How should a personal representative (PR) deal with a request from a beneficiary for an interim distribution before the estate is finalised?  Estates can take many months to conclude but a beneficiary may be in need of some of their inheritance sooner.  Can an executor help out without putting him or herself on the line?
Any PR (be they an executor of a Will or an administrator of an intestate estate) facing a request for an early distribution should consider their own position as well as the beneficiary’s.  A PR owns a duty to the court, both to gather in the assets of the deceased and also to ensure that sufficient estate assets are retained to meet all liabilities and pay creditors.  Not all liabilities may be evident at the time of death.  Failure to retain sufficient funds to pay these may result in creditors pursuing the PR personally, so a PR must exercise caution in the face of such requests.

Unless the PR was very familiar with the deceased’s finances, or the beneficiaries can be entirely trusted to return estate assets if necessary, a PR should consider taking advantage of the protection offered by s.27 of the Trustee Act 1925 and advertise for creditors in the London Gazette (and elsewhere if appropriate, depending upon the deceased’s circumstances).  Once the two month notice period has expired and if the PR has still received no notification of a claim prior to distribution, any creditor who appears after distribution has to pursue the recipient of the estate funds, rather than the PR.

Section 44 of the Administration of Estates Act 1925 provides that ‘a personal representative is not bound to distribute the estate of the deceased before the expiration of one year from the death’.  Accordingly PR’s cannot be forced to distribute sooner but could consider doing so if they are confident that all liabilities and creditors have been ascertained. 

For deceased UK domiciliaries, PRs should be aware that claims under the Inheritance (Provision for Family and Dependents) Act 1975 can be issued up to 6 months after the Grant of Probate is itself issued and the claimant then has a further four months in which to serve the claim.  Therefore 1975 Act claimants can appear up to ten months after the Grant has issued.
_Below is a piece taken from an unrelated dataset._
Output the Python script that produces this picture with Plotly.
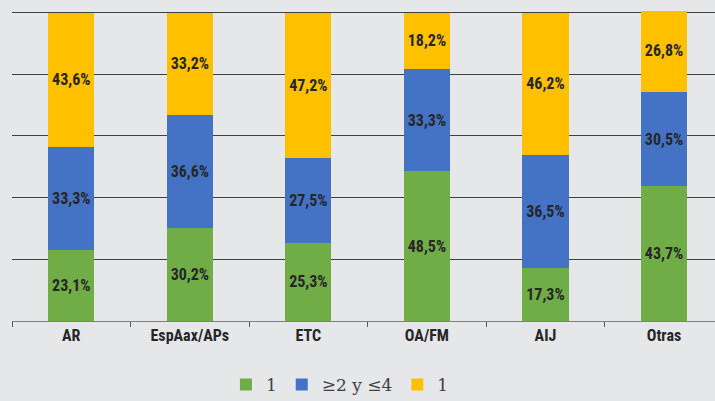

If an interim distribution is needed sooner, a PR should consider insisting on a form of indemnity from the beneficiary to confirm that, should a claim be made against the PR in connection with the estate, the beneficiary will indemnify the PR for that claim out of the funds distributed.  The PR will need to consider whether that beneficiary will be good for the money if the indemnity needs to be relied upon.  Ideally the PR will also obtain confirmation from the beneficiary that the beneficiary accepts the sums distributed at least in partial satisfaction of their interest in the estate.  It may be appropriate to provide a set of draft estate accounts at this point.

Alternatively, depending upon the assets comprising the estate and their administrative powers, the PR may be able to offer to loan a beneficiary a portion of their share of the estate, in return for a suitable indemnity.  This is likely to be more satisfactory for a PR, as the PR still retains ownership of the estate assets, albeit in the form of an IOU.  The creditworthiness of the beneficiary will need to be considered once again.
Lay PRs, in particular, can often feel under pressure from family member beneficiaries to make early distributions.  However, creditors need make no exceptions for lay PRs!  The law allows PRs to protect themselves and a prudent PR will do just that.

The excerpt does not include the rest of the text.